## Provided entries
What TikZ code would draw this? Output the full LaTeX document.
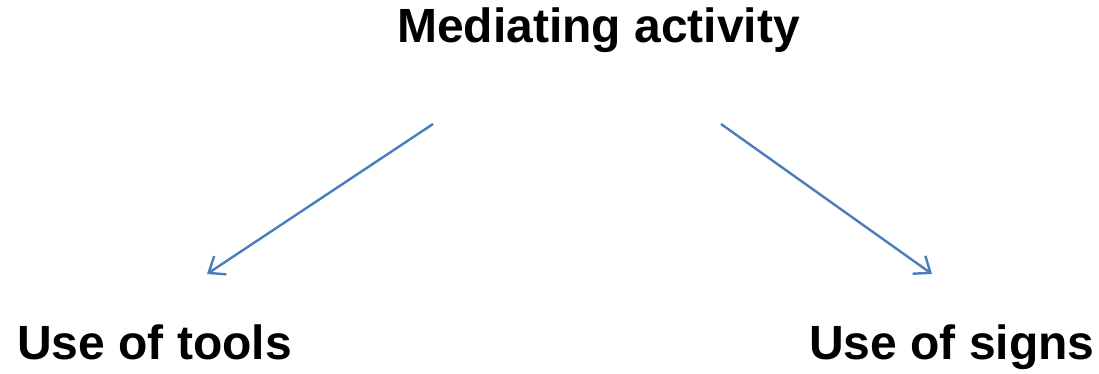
\documentclass[tikz,border=0pt]{standalone}
\usepackage{fontspec}
\setmainfont{Liberation Sans}
\usetikzlibrary{arrows.meta}
\definecolor{linkblue}{RGB}{74,126,187}
\tikzset{
  label/.style={inner sep=0pt, anchor=base west, font=\fontsize{48}{57}\selectfont\bfseries},
  link/.style={draw=linkblue, line width=2.4pt, -{Straight Barb[length=14pt,width=22pt,line width=2.4pt]}}
}
\begin{document}
\begin{tikzpicture}[x=1pt,y=-1pt]
  \useasboundingbox (0,0) rectangle (1099,374);
  \node[label] (act) at (397,43) {Mediating activity};
  \node[label] (tools) at (17,359) {Use of tools};
  \node[label] (signs) at (809,359) {Use of signs};
  \coordinate (actL) at (433,124);
  \coordinate (actR) at (721,124);
  \coordinate (toolsT) at (207,274);
  \coordinate (signsT) at (932,274);
  \draw[link] (actL) -- (toolsT);
  \draw[link] (actR) -- (signsT);
\end{tikzpicture}
\end{document}
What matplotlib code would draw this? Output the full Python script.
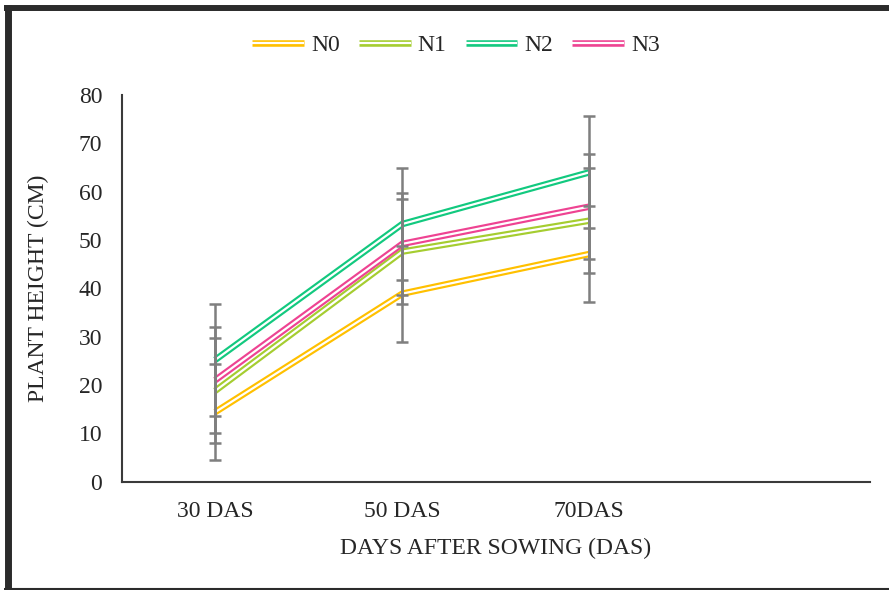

## Set exercise
Copy, from the material, each line that holds the string "What".

## Output for this exercise
What TikZ code would draw this? Output the full LaTeX document.
What matplotlib code would draw this? Output the full Python script.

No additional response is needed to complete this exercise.